#### The task:
Write out the listing, please, but only from its first line through the line containing "from matplotlib.lines import Line2D", exactly as given and without pictures.

#### Data:
+ + +

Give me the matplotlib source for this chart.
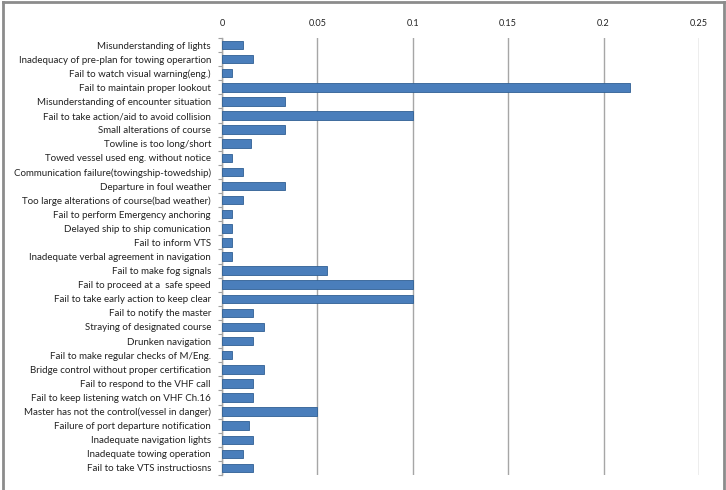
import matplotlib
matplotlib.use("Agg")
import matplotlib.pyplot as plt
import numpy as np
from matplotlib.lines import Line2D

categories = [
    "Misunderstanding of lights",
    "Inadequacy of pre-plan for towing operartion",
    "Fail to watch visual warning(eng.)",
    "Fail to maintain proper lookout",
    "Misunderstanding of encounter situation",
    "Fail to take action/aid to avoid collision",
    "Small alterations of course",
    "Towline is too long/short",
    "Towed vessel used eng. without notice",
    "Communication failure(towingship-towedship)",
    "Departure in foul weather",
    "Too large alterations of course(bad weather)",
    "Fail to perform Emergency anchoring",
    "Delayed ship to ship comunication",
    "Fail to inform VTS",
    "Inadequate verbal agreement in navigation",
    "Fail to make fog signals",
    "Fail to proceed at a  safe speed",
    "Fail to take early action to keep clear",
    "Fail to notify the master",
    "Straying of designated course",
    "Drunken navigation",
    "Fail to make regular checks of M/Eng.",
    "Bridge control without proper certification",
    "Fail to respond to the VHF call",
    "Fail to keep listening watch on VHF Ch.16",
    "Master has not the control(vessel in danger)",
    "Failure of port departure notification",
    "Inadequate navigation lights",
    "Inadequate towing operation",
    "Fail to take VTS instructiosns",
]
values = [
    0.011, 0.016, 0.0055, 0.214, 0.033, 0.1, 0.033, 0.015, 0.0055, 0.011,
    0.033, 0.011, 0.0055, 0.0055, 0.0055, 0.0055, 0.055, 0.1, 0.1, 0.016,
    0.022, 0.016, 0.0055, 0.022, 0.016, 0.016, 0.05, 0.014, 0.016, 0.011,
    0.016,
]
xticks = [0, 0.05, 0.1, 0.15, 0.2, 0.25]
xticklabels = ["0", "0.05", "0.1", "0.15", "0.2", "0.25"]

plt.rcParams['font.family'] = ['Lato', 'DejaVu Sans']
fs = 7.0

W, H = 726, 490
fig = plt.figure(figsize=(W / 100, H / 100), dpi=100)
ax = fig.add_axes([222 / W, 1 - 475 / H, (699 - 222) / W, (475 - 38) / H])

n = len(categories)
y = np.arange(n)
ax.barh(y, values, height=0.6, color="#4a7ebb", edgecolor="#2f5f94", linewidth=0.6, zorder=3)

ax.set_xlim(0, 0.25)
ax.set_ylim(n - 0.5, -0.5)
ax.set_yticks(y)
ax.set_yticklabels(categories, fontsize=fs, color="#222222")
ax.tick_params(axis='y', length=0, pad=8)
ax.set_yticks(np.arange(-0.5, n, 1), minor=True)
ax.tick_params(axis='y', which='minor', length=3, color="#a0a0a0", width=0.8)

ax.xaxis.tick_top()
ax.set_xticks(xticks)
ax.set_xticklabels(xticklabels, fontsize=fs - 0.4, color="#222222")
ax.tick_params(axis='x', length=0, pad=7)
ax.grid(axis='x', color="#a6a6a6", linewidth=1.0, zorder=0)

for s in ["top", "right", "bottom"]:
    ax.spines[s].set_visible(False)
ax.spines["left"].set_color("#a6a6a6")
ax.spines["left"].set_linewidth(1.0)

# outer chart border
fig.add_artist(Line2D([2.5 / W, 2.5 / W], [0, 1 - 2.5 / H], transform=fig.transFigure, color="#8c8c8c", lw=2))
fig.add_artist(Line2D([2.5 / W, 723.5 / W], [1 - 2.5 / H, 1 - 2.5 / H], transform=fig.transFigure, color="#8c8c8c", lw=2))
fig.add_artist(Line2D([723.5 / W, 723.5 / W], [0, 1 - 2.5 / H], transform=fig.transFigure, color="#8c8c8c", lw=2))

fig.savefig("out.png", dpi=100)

+ + +

#### Written solution:
Give me the matplotlib source for this chart.
import matplotlib
matplotlib.use("Agg")
import matplotlib.pyplot as plt
import numpy as np
from matplotlib.lines import Line2D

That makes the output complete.